- **What this task involves**:
Take the data below and extract the lines from the one with "Output the web" to the one with "const peakIon = ['+', 'δ+', '0', '0', '0'];", inclusive, exactly as written.

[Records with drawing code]
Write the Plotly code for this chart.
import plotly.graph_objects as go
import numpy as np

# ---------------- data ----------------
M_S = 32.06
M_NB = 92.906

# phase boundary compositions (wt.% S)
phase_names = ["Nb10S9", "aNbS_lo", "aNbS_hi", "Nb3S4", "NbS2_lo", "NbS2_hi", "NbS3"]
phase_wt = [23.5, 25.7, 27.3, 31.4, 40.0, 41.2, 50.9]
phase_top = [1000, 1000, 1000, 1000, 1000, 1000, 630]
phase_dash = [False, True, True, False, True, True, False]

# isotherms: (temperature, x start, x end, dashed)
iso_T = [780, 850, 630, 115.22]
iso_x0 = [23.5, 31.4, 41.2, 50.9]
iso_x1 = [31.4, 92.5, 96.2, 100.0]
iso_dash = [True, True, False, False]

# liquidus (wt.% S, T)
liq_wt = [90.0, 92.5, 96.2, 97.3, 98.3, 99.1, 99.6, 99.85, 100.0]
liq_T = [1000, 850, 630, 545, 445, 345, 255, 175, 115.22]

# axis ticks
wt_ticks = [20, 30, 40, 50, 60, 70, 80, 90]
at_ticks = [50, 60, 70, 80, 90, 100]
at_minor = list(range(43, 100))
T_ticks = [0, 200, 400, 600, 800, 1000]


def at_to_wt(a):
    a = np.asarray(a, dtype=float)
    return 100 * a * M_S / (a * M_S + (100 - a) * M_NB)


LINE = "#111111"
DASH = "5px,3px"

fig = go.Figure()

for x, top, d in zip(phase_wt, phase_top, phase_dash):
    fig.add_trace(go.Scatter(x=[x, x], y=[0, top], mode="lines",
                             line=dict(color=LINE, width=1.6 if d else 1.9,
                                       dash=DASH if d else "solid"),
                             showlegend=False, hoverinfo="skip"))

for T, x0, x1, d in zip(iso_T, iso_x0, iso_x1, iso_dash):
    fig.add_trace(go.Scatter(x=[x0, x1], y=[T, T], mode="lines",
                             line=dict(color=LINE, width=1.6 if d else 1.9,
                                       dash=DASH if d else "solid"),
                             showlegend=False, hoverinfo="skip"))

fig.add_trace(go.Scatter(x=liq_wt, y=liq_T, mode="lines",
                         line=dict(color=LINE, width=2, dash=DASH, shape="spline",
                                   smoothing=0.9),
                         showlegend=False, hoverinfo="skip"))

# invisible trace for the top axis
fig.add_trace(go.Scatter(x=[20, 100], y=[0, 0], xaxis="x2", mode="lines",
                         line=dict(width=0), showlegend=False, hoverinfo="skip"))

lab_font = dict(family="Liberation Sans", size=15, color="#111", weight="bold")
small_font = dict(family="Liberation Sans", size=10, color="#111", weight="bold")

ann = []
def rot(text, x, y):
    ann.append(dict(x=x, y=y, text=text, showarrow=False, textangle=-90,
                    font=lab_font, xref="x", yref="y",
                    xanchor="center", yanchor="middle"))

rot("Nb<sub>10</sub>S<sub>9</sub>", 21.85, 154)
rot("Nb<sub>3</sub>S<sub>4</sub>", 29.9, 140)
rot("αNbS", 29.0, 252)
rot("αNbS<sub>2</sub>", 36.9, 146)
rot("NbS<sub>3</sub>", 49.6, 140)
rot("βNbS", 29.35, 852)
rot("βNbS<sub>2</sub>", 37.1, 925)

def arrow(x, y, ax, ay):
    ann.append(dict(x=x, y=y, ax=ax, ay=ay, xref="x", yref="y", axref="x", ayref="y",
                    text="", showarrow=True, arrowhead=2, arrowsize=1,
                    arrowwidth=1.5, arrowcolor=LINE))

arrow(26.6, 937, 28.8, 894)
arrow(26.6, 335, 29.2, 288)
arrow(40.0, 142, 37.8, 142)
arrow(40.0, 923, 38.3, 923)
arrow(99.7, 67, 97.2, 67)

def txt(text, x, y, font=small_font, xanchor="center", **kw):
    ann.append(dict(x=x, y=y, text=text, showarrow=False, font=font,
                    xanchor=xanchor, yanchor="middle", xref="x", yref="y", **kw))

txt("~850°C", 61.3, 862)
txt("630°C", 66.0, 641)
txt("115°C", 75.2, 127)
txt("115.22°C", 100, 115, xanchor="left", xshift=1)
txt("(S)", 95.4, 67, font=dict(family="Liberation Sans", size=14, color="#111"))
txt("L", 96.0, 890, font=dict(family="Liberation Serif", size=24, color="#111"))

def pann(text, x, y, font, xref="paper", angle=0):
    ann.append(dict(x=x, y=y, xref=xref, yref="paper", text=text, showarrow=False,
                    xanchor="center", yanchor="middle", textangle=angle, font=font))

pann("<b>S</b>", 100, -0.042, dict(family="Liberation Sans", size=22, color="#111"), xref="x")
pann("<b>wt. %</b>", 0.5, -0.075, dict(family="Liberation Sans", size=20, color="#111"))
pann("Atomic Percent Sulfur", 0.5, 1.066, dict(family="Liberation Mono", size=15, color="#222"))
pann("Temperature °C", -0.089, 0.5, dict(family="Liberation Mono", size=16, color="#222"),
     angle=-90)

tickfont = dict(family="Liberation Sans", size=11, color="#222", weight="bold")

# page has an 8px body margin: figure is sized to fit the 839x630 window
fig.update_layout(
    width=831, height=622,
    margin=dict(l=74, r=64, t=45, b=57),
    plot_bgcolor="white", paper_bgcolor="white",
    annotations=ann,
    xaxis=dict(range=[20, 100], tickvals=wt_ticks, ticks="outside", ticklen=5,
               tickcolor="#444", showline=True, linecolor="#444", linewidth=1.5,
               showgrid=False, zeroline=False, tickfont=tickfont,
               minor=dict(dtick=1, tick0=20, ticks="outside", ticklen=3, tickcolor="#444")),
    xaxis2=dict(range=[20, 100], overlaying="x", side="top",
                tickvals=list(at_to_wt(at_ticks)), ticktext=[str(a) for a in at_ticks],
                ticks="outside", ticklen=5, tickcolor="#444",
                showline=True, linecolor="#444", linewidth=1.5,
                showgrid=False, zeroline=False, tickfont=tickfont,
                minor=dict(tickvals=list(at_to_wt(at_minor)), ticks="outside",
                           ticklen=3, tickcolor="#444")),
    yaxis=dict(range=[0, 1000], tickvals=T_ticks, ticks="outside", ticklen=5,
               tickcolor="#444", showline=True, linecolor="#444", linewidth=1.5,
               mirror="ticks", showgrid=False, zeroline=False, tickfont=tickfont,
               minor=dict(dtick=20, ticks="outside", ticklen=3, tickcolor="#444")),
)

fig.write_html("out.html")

--

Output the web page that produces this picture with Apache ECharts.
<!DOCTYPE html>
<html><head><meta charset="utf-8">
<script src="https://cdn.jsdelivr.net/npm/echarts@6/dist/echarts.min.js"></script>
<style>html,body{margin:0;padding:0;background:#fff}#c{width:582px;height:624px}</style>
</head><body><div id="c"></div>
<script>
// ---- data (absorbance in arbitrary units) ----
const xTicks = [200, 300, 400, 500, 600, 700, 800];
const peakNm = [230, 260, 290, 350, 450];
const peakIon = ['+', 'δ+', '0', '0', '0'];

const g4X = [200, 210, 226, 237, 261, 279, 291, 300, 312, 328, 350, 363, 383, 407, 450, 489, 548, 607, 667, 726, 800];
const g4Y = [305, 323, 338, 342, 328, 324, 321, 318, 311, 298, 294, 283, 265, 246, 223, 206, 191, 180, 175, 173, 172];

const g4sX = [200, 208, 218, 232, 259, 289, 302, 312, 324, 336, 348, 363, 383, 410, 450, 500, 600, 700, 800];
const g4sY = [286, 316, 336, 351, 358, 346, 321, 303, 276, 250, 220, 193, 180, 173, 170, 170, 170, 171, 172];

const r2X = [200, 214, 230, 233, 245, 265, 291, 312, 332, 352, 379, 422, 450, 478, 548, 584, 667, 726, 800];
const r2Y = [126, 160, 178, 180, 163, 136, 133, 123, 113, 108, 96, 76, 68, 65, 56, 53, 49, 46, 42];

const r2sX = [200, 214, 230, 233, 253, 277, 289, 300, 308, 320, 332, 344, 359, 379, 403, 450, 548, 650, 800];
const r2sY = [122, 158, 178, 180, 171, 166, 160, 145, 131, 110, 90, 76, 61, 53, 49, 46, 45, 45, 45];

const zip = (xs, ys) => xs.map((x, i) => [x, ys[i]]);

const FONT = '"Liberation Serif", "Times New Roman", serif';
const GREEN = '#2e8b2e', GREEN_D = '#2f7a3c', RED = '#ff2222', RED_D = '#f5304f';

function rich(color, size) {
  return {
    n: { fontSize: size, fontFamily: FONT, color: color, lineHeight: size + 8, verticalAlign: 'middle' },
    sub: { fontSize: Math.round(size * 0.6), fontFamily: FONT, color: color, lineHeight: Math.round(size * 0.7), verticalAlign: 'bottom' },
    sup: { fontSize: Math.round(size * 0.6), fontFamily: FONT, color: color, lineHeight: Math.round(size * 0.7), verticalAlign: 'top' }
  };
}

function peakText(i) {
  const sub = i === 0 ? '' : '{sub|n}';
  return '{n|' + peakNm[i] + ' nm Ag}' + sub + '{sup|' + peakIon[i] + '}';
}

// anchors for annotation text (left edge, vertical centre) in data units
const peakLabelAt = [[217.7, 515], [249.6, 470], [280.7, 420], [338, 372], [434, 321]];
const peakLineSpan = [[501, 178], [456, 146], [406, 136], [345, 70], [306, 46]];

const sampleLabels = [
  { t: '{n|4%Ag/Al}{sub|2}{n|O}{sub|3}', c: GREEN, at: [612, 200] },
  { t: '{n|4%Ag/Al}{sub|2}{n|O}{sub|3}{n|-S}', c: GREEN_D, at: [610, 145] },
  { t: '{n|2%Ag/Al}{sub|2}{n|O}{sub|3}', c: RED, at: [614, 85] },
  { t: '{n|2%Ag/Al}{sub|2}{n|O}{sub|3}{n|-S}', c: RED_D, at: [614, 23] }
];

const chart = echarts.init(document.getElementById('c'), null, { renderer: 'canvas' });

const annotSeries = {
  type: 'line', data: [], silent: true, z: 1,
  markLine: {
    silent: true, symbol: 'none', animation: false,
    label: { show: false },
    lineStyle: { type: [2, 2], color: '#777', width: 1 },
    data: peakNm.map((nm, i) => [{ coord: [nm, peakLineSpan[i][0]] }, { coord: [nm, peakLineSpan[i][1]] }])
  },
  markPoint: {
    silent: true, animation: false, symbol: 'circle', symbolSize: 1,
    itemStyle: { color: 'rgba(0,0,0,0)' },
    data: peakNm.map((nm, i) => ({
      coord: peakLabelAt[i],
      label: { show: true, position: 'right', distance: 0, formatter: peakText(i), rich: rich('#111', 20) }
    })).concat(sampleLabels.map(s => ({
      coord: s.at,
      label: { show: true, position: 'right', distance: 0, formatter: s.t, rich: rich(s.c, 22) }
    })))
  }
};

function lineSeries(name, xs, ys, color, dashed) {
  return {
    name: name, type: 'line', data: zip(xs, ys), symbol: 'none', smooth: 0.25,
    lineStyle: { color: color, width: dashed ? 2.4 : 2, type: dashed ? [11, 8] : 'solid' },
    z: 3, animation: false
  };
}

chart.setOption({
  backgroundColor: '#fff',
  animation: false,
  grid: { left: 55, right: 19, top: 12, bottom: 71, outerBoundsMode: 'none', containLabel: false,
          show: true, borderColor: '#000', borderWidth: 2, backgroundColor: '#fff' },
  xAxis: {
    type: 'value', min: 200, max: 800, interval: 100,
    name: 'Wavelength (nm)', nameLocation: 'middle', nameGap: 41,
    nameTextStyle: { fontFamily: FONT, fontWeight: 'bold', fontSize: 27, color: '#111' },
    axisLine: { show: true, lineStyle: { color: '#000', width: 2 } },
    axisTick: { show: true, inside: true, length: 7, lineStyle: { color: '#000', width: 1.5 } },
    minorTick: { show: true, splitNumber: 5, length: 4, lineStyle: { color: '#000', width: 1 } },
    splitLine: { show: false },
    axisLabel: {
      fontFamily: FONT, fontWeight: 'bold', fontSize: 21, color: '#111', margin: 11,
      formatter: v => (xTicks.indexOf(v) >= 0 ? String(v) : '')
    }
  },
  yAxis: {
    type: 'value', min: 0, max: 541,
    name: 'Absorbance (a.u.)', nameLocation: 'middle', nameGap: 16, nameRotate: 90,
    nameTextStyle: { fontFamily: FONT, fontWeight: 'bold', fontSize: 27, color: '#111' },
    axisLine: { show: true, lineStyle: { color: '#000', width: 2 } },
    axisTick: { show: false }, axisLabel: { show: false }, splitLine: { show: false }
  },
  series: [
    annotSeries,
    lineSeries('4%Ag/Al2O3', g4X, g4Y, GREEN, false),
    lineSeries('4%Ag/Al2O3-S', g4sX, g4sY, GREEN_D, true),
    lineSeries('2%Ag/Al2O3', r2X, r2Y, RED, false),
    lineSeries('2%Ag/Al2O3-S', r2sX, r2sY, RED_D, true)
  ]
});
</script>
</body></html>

- **Exercise response**:
Output the web page that produces this picture with Apache ECharts.
<!DOCTYPE html>
<html><head><meta charset="utf-8">
<script src="https://cdn.jsdelivr.net/npm/echarts@6/dist/echarts.min.js"></script>
<style>html,body{margin:0;padding:0;background:#fff}#c{width:582px;height:624px}</style>
</head><body><div id="c"></div>
<script>
// ---- data (absorbance in arbitrary units) ----
const xTicks = [200, 300, 400, 500, 600, 700, 800];
const peakNm = [230, 260, 290, 350, 450];
const peakIon = ['+', 'δ+', '0', '0', '0'];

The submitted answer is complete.